Content the challenges of being a multilingual website translator

Multilingual website translation has gained popularity following the constant international expansion of businesses. Although seemingly simple, the process is certainly a complex and lengthy one. So, whether you’re a professional wanting to overcome translation challenges, or a beginner trying to understand how to translate website content, this is definitely the right place for you to find out more.

Preserving Brand Identity

You may think that website translation is just about replacing words, but it’s not that simple. From a business’ perspective, building a multilingual website also means projecting their brand identity across language barriers. This isn’t easy to achieve, as words must be carefully balanced in order to support brand consistency.

Making sudden or drastic changes to global content is not recommended. It is best to be prudent and start with small, yet smart modifications in order to maintain a certain brand’s integrity and personality on the market.

Tip: Keeping a good communication flow between you and your client is essential. Many companies already have brand strategies gathered in the form of:

  • style guides
  • brand books
  • terminology glossaries

So, make sure to ask about potential guidelines that you must follow!

Not Just Simple Translation, But Also Localization

Another translation problem comes forth with the localization aspect of the process. Not only must you produce content that is aligned to a certain brand, but you must also adapt it to the targeted region. The message needs to be transformed in order to make it appealing to potential customers.

A well-known example of localization is Coca-Cola’s famous ‘Share a Coke’ campaign. In most countries, the bottles were customized by using first names. China, however, was an exception. Why? Because in Chinese culture, using one’s first name has a very formal significance. Therefore, Coca-Cola decided to use nicknames like ‘Best Buddy’ or ‘Superstar’ instead.

Tip: Invest time in research and adapt your content to meet the functional and cultural expectations of the new market.

Functional aspects:

  • date & time formats
  • measurement units
  • contact information

Cultural aspects:

  • society values
  • etiquette
  • humor
  • symbols

SEO Across Countries

Translations problems might also arise when it comes to multilingual SEO. While most rules remain the same regardless of the language, there are several variables that need to be considered.

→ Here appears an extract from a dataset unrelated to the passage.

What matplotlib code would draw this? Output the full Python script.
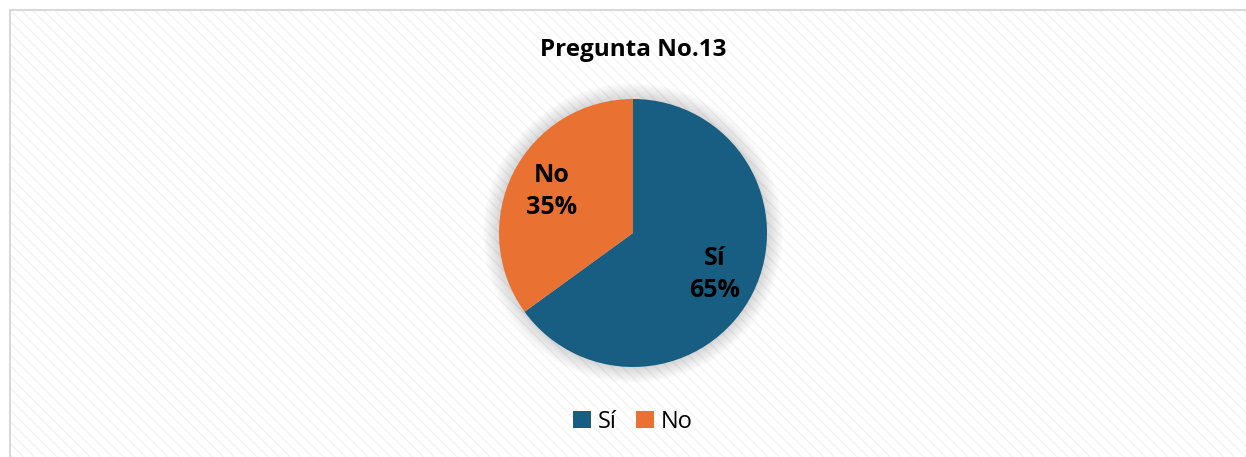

  • Search keywords are region specific

Translating an already SEO optimized content does not make it search engine friendly to your new audience.

Example: Even if ‘gifts for him’ might be a popular search in the USA, in a country that does not use pronouns ‘gifts for my husband’ might be the SEO friendly alternative.

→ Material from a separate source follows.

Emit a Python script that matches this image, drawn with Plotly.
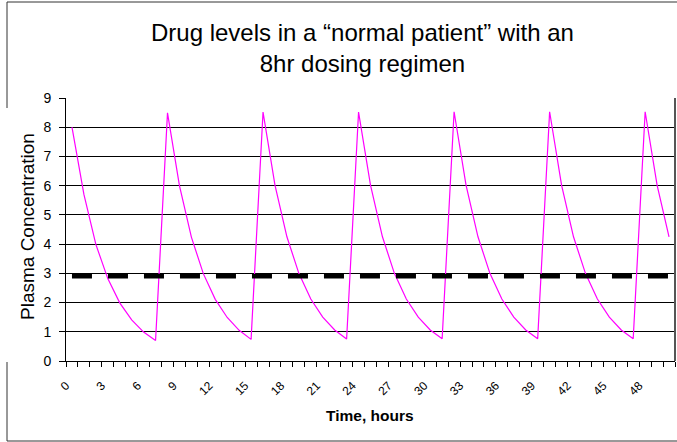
import plotly.graph_objects as go

# ---- data ----
hours = list(range(0, 51))
concentration = [
    8.00, 5.70, 3.99, 2.82, 1.99, 1.41, 0.99, 0.70,
    8.49, 6.00, 4.24, 2.99, 2.11, 1.49, 1.05, 0.74,
    8.52, 6.02, 4.25, 3.00, 2.12, 1.50, 1.06, 0.75,
    8.52, 6.02, 4.25, 3.00, 2.12, 1.50, 1.06, 0.76,
    8.53, 6.02, 4.25, 3.00, 2.12, 1.50, 1.06, 0.76,
    8.53, 6.02, 4.25, 3.00, 2.12, 1.50, 1.06, 0.76,
    8.53, 6.02, 4.25,
]
threshold = [2.9] * len(hours)
x_tick_vals = list(range(0, 49, 3))
x_tick_text = [str(v) for v in x_tick_vals]
y_tick_vals = list(range(0, 10))

W, H = 677, 442
L, R, T, B = 66, 2, 98, 81
pw, ph = W - L - R, H - T - B


def px(x):
    return (x - L) / pw


def py(y):
    return (H - B - y) / ph


fig = go.Figure()
fig.add_trace(go.Scatter(
    x=hours, y=concentration, mode="lines",
    line=dict(color="#FF00FF", width=1.2), showlegend=False,
))
fig.add_trace(go.Scatter(
    x=hours, y=threshold, mode="lines",
    line=dict(color="black", width=4.5, dash="20px,16px"), showlegend=False,
))

font = "Liberation Sans, Arial, sans-serif"

fig.update_layout(
    width=W, height=H,
    margin=dict(l=L, r=R, t=T, b=B),
    paper_bgcolor="white", plot_bgcolor="white",
    font=dict(family=font, color="black"),
    xaxis=dict(
        range=[-0.5, 50.5],
        tickmode="array", tickvals=x_tick_vals, ticktext=x_tick_text,
        tickangle=-45, tickfont=dict(size=12, family=font),
        ticks="", showgrid=False, zeroline=False,
        showline=True, linecolor="black", linewidth=1,
        ticklabelstandoff=12, ticklabelshift=-6,
        minor=dict(tickmode="linear", tick0=0.5, dtick=1, ticks="outside",
                   ticklen=5, tickcolor="black", tickwidth=1, showgrid=False),
    ),
    yaxis=dict(
        range=[0, 9], tickmode="array", tickvals=y_tick_vals,
        tickfont=dict(size=14, family=font),
        ticks="outside", ticklen=6, tickcolor="black",
        ticklabelstandoff=5,
        showgrid=True, gridcolor="black", gridwidth=1,
        zeroline=False, showline=True, linecolor="black", linewidth=1,
    ),
    annotations=[
        dict(text="Drug levels in a “normal patient” with an<br>8hr dosing regimen",
             xref="paper", yref="paper", x=px(362), y=py(48),
             xanchor="center", yanchor="middle", showarrow=False,
             font=dict(size=24, family=font, color="black")),
        dict(text="Plasma Concentration", textangle=-90,
             xref="paper", yref="paper", x=px(27), y=py(227),
             xanchor="center", yanchor="middle", showarrow=False,
             font=dict(size=19, family=font, color="black")),
        dict(text="<b>Time, hours</b>",
             xref="paper", yref="paper", x=px(370), y=py(415),
             xanchor="center", yanchor="middle", showarrow=False,
             font=dict(size=15.5, family="Liberation Sans Narrow, Arial Narrow, Liberation Sans, sans-serif",
                       color="black")),
    ],
    shapes=[
        # chart border
        dict(type="line", xref="paper", yref="paper", x0=px(7), x1=px(677), y0=py(2), y1=py(2),
             line=dict(color="#333333", width=1)),
        dict(type="line", xref="paper", yref="paper", x0=px(7), x1=px(7), y0=py(2), y1=py(108),
             line=dict(color="#333333", width=1)),
        dict(type="line", xref="paper", yref="paper", x0=px(7), x1=px(7), y0=py(362), y1=py(441),
             line=dict(color="#333333", width=1)),
        dict(type="line", xref="paper", yref="paper", x0=px(7), x1=px(677), y0=py(441), y1=py(441),
             line=dict(color="#333333", width=1)),
        # plot area right border
        dict(type="line", xref="paper", yref="paper", x0=1, x1=1, y0=0, y1=1,
             line=dict(color="#555555", width=2)),
    ],
)

fig.write_html(
    "out.html",
    config={"displayModeBar": False},
    post_script="document.body.style.margin='0';document.body.style.overflow='hidden';",
)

Tip: Make sure to do proper research and find new, more relevant keywords.

  • Using Google as a search engine is not entirely universal

Some countries, like Russia and China, use Yandex and Baidu as main search engines. Consequently, there are other rules to consider.

Example: Internal links weigh more for Yandex and Baidu than for Google.

Tip: Before starting your project, try to get familiar with new search engines. You can also store all the important information in a place that’s easy to access. This way, you’ll have no problems with translation.

When Website Translation Clashes with Website Design

When it comes to complex languages, like Arabic or Chinese, there are several other game changers:

  • right to left translation
  • non-Latin characters
  • text expansion

If you’re not in charge of website design, you might imagine layout is not your responsibility. However, while working as a translator, you might also be required to expand or contract the texts when needed.

Tip: Work closely with the person in charge of website design. This way, you’ll always know whether the text length is supported. Remember that localized text is usually longer compared to the English version.

Final Thoughts

Although you might have the right words and grammar, multilingual website translation isn’t just about that. The secret to overcoming challenges is stepping back and looking at the bigger picture. You will produce the most valuable content by combining your language knowledge with a good understanding of foreign culture. Add great communication and digital skills to the table, and you’re ready to face everything that might come your way.